:: GOAL OF THE EXERCISE ::
Extract exactly the lines from the top of the records through the line containing "from matplotlib.ticker import FuncFormatter", and keep pictures out of the copy.
┄┄┄┄┄┄┄┄┄┄┄┄┄┄┄┄┄┄┄┄
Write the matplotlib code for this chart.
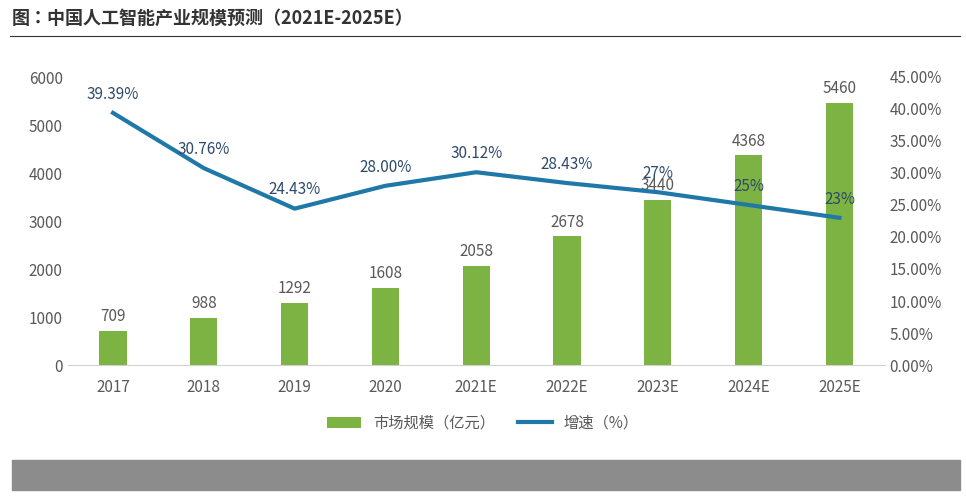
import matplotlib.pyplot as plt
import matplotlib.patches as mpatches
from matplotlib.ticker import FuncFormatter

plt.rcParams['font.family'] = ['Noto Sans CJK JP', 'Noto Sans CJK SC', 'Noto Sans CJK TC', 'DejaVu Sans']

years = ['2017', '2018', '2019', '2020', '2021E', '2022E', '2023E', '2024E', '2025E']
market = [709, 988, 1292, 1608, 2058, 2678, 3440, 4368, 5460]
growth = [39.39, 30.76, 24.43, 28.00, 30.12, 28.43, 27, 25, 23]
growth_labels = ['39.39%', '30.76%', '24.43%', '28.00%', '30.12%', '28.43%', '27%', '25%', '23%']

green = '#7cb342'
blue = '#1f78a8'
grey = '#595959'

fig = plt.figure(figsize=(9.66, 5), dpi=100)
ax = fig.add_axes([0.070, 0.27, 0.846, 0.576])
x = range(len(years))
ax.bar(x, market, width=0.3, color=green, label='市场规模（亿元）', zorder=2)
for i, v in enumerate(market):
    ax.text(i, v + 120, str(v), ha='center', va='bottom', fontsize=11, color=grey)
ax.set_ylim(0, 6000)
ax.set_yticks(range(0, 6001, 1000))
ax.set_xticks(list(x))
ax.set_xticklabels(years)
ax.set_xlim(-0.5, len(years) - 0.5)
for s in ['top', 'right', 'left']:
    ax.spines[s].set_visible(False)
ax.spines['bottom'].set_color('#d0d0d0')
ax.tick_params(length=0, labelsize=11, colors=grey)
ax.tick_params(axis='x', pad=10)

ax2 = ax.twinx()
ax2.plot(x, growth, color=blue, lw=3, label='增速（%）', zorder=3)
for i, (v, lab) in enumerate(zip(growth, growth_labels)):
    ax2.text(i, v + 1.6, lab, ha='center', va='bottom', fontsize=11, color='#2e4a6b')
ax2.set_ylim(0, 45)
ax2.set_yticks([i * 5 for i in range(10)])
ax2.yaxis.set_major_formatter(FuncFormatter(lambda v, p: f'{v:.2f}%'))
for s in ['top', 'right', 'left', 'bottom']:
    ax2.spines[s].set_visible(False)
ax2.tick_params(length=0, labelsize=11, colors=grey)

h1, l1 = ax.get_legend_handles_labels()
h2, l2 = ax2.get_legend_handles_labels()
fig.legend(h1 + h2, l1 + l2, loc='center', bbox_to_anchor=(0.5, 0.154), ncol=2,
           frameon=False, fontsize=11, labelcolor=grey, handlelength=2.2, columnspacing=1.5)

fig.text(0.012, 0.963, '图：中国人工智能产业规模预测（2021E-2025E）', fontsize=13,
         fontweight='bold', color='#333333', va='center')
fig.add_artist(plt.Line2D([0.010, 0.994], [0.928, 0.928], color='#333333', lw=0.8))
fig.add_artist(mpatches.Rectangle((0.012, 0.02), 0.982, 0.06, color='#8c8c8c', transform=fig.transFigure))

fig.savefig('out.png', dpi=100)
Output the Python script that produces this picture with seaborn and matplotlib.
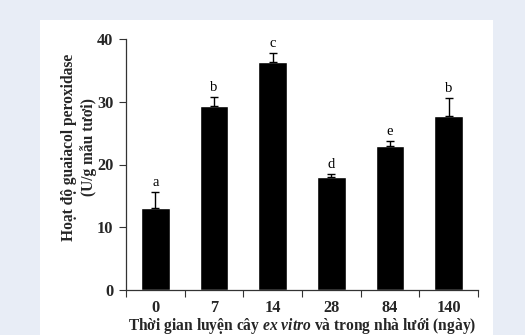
┄┄┄┄┄┄┄┄┄┄┄┄┄┄┄┄┄┄┄┄
:: RESULT FOR THIS EXERCISE ::
Write the matplotlib code for this chart.
import matplotlib.pyplot as plt
import matplotlib.patches as mpatches
from matplotlib.ticker import FuncFormatter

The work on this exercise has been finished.